** Start AVAILABLE DATA **

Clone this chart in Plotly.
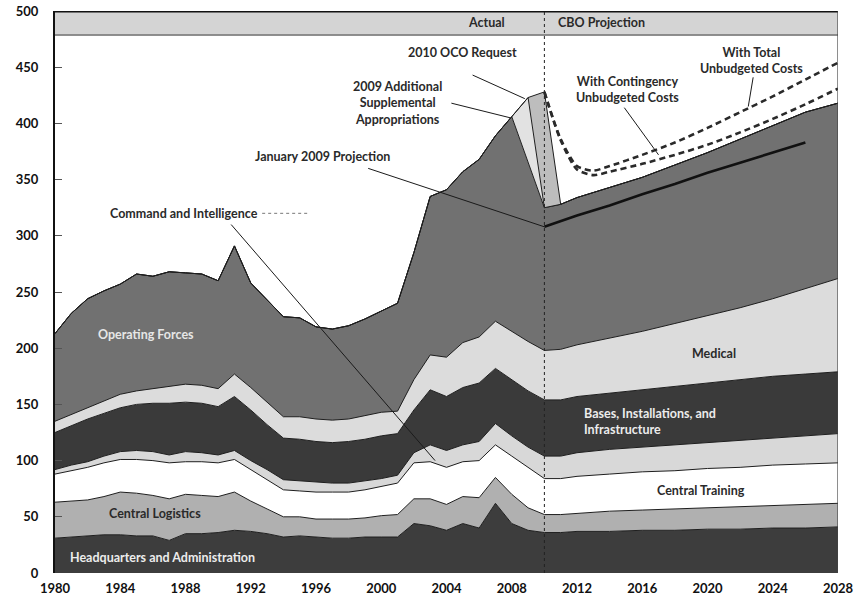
import plotly.graph_objects as go

# x positions: yearly through 2012, then every other year (CBO projection)
years = list(range(1980, 2013)) + list(range(2014, 2029, 2))

# spending by category, billions of 2009 dollars
hq_admin = [31, 32, 33, 34, 34, 33, 33, 29, 35, 35, 36, 38, 37, 35, 32, 33, 32, 31, 31, 32,
            32, 32, 44, 42, 38, 44, 40, 62, 44, 38, 36, 36, 37, 37, 38, 38, 39, 39, 40, 40, 41]
central_logistics = [32, 32, 32, 34, 38, 38, 36, 37, 35, 34, 32, 34, 27, 22, 18, 17, 16, 17, 17, 17,
                     19, 20, 22, 24, 23, 24, 27, 23, 26, 20, 16, 16, 16, 18, 18, 19, 19, 20, 20, 21, 21]
central_training = [25, 27, 29, 30, 29, 30, 31, 32, 29, 30, 30, 29, 28, 26, 24, 23, 24, 24, 24, 25,
                    26, 28, 32, 33, 33, 31, 33, 29, 34, 36, 32, 32, 33, 33, 34, 34, 35, 35, 36, 36, 36]
command_intel = [4, 5, 5, 6, 7, 8, 8, 7, 9, 8, 7, 8, 8, 9, 9, 9, 9, 8, 8, 8,
                 7, 7, 9, 15, 15, 15, 17, 19, 18, 18, 20, 20, 21, 22, 22, 23, 23, 24, 24, 25, 26]
bases = [33, 35, 38, 38, 39, 41, 43, 46, 44, 44, 43, 48, 45, 40, 37, 37, 36, 36, 37, 37,
         38, 37, 38, 49, 48, 51, 52, 49, 50, 50, 50, 50, 50, 50, 51, 52, 53, 54, 55, 55, 55]
medical = [10, 10, 10, 11, 12, 12, 13, 15, 16, 16, 16, 20, 20, 20, 19, 20, 20, 20, 20, 21,
           21, 20, 27, 31, 35, 40, 41, 42, 43, 44, 44, 45, 46, 49, 52, 56, 60, 64, 69, 76, 83]
operating_forces = [78, 90, 97, 98, 98, 104, 100, 102, 99, 99, 96, 114, 93, 91, 89, 88, 82, 81, 83, 86,
                    90, 96, 113, 141, 149, 152, 158, 165, 191, 160, 127, 129, 131, 134, 137, 141, 145, 150, 154, 157, 156]
supplemental_2009 = [0] * 29 + [57] + [0] * 11
oco_2010 = [0] * 30 + [103] + [0] * 10

jan09_years = [2010, 2012, 2014, 2016, 2018, 2020, 2022, 2024, 2026]
jan09_projection = [308, 318, 327, 337, 346, 356, 365, 374, 383]

unbudgeted_years = [2010, 2011, 2012, 2013, 2014, 2016, 2018, 2020, 2022, 2024, 2026, 2028]
with_total = [428, 386, 362, 358, 362, 372, 383, 396, 410, 424, 439, 454]
with_contingency = [428, 385, 359, 354, 357, 364, 372, 381, 392, 404, 417, 431]

layers = [
    ("Headquarters and Administration", hq_admin, "#3d3d3d"),
    ("Central Logistics", central_logistics, "#b0b0b0"),
    ("Central Training", central_training, "#ffffff"),
    ("Command and Intelligence", command_intel, "#d8d8d8"),
    ("Bases, Installations, and Infrastructure", bases, "#3a3a3a"),
    ("Medical", medical, "#dcdcdc"),
    ("Operating Forces", operating_forces, "#717171"),
    ("2009 Additional Supplemental Appropriations", supplemental_2009, "#e2e2e2"),
    ("2010 OCO Request", oco_2010, "#bdbdbd"),
]

FONT = "Lato"

fig = go.Figure()

for name, values, color in layers:
    fig.add_trace(
        go.Scatter(
            x=years,
            y=values,
            name=name,
            mode="lines",
            stackgroup="dod",
            fillcolor=color,
            line={"color": "#1e1e1e", "width": 1},
        )
    )

fig.add_trace(
    go.Scatter(
        x=jan09_years,
        y=jan09_projection,
        mode="lines",
        name="January 2009 Projection",
        line={"color": "#111111", "width": 2.6},
    )
)

for name, values in [("With Total Unbudgeted Costs", with_total),
                     ("With Contingency Unbudgeted Costs", with_contingency)]:
    fig.add_trace(
        go.Scatter(
            x=unbudgeted_years,
            y=values,
            mode="lines",
            name=name,
            line={"color": "#2a2a2a", "width": 2.6, "dash": "6px,4px", "shape": "spline", "smoothing": 0.7},
        )
    )

shapes = [
    # header band
    {"type": "rect", "xref": "x", "yref": "y", "x0": 1980, "x1": 2028, "y0": 478.6, "y1": 500,
     "fillcolor": "#d4d4d4", "line": {"width": 0}, "layer": "above"},
    {"type": "line", "xref": "x", "yref": "y", "x0": 1980, "x1": 2028, "y0": 478.6, "y1": 478.6,
     "line": {"color": "#333333", "width": 1}},
    {"type": "line", "xref": "x", "yref": "y", "x0": 1980, "x1": 2028, "y0": 500, "y1": 500,
     "line": {"color": "#111111", "width": 3}},
    {"type": "line", "xref": "x", "yref": "y", "x0": 2028, "x1": 2028, "y0": 0, "y1": 500,
     "line": {"color": "#444444", "width": 1.2}},
    # actual / projection divider
    {"type": "line", "xref": "x", "yref": "y", "x0": 2010, "x1": 2010, "y0": 0, "y1": 500,
     "line": {"color": "#222222", "width": 1, "dash": "dot"}},
    # dotted leader after "Command and Intelligence"
    {"type": "line", "xref": "x", "yref": "y", "x0": 1992.7, "x1": 1995.6, "y0": 320, "y1": 320,
     "line": {"color": "#777777", "width": 1, "dash": "dot"}},
]

pointers = [
    (1990.8, 310, 2003.3, 100),
    (1999.2, 360, 2010.0, 308),
    (2004.3, 418, 2007.9, 405),
    (2005.6, 443, 2008.8, 422),
    (2014.9, 414, 2017.0, 372),
    (2022.8, 441, 2022.5, 415),
]
for x0, y0, x1, y1 in pointers:
    shapes.append({"type": "line", "xref": "x", "yref": "y", "x0": x0, "y0": y0, "x1": x1, "y1": y1,
                   "line": {"color": "#1a1a1a", "width": 1}})

labels = [
    ("Command and Intelligence", 1987.9, 320, "center", "#2a2a2a"),
    ("January 2009 Projection", 1996.4, 371, "center", "#2a2a2a"),
    ("2009 Additional<br>Supplemental<br>Appropriations", 2001.0, 418, "center", "#2a2a2a"),
    ("2010 OCO Request", 2005.0, 463, "center", "#2a2a2a"),
    ("With Contingency<br>Unbudgeted Costs", 2015.1, 430, "center", "#2a2a2a"),
    ("With Total<br>Unbudgeted Costs", 2022.7, 456, "center", "#2a2a2a"),
    ("Operating Forces", 1985.6, 212, "center", "#e6e6e6"),
    ("Central Logistics", 1986.1, 53, "center", "#2a2a2a"),
    ("Headquarters and Administration", 1986.6, 14, "center", "#ececec"),
    ("Medical", 2020.4, 195, "center", "#2a2a2a"),
    ("Bases, Installations, and<br>Infrastructure", 2012.3, 135, "left", "#ececec"),
    ("Central Training", 2019.6, 73, "center", "#2a2a2a"),
    ("Actual", 2007.7, 489.5, "right", "#2a2a2a"),
    ("CBO Projection", 2010.7, 489.5, "left", "#2a2a2a"),
]
annotations = [
    {"text": text, "x": x, "y": y, "xref": "x", "yref": "y", "showarrow": False,
     "xanchor": anchor, "align": anchor, "yanchor": "middle",
     "font": {"family": FONT, "size": 12.5, "color": color, "weight": "bold"}}
    for text, x, y, anchor, color in labels
]

fig.update_layout(
    width=855,
    height=606,
    margin={"l": 55, "r": 17, "t": 11, "b": 33},
    plot_bgcolor="#ffffff",
    paper_bgcolor="#ffffff",
    showlegend=False,
    shapes=shapes,
    annotations=annotations,
    xaxis={
        "range": [1980, 2028],
        "tickvals": list(range(1980, 2029, 4)),
        "showgrid": False,
        "zeroline": False,
        "showline": False,
        "ticks": "",
        "automargin": False,
        "ticklabelstandoff": 6,
        "ticklabeloverflow": "allow",
        "tickfont": {"family": FONT, "size": 13, "color": "#111111", "weight": "bold"},
    },
    yaxis={
        "range": [0, 500],
        "tickvals": list(range(0, 501, 50)),
        "showgrid": False,
        "zeroline": False,
        "showline": True,
        "linecolor": "#111111",
        "linewidth": 2,
        "ticks": "inside",
        "ticklen": 7,
        "tickcolor": "#555555",
        "automargin": False,
        "ticklabelstandoff": 12,
        "ticklabeloverflow": "allow",
        "tickfont": {"family": FONT, "size": 13, "color": "#111111", "weight": "bold"},
    },
)

# drop the browser's default 8px body margin so the figure fills the window
fig.write_html(
    "out.html",
    config={"displayModeBar": False},
    post_script="document.body.style.margin = '0';",
)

** End AVAILABLE DATA **

TASK TO COMPLETE: Copy every line above that holds the word "chart".

THE RESPONSE:
Clone this chart in Plotly.

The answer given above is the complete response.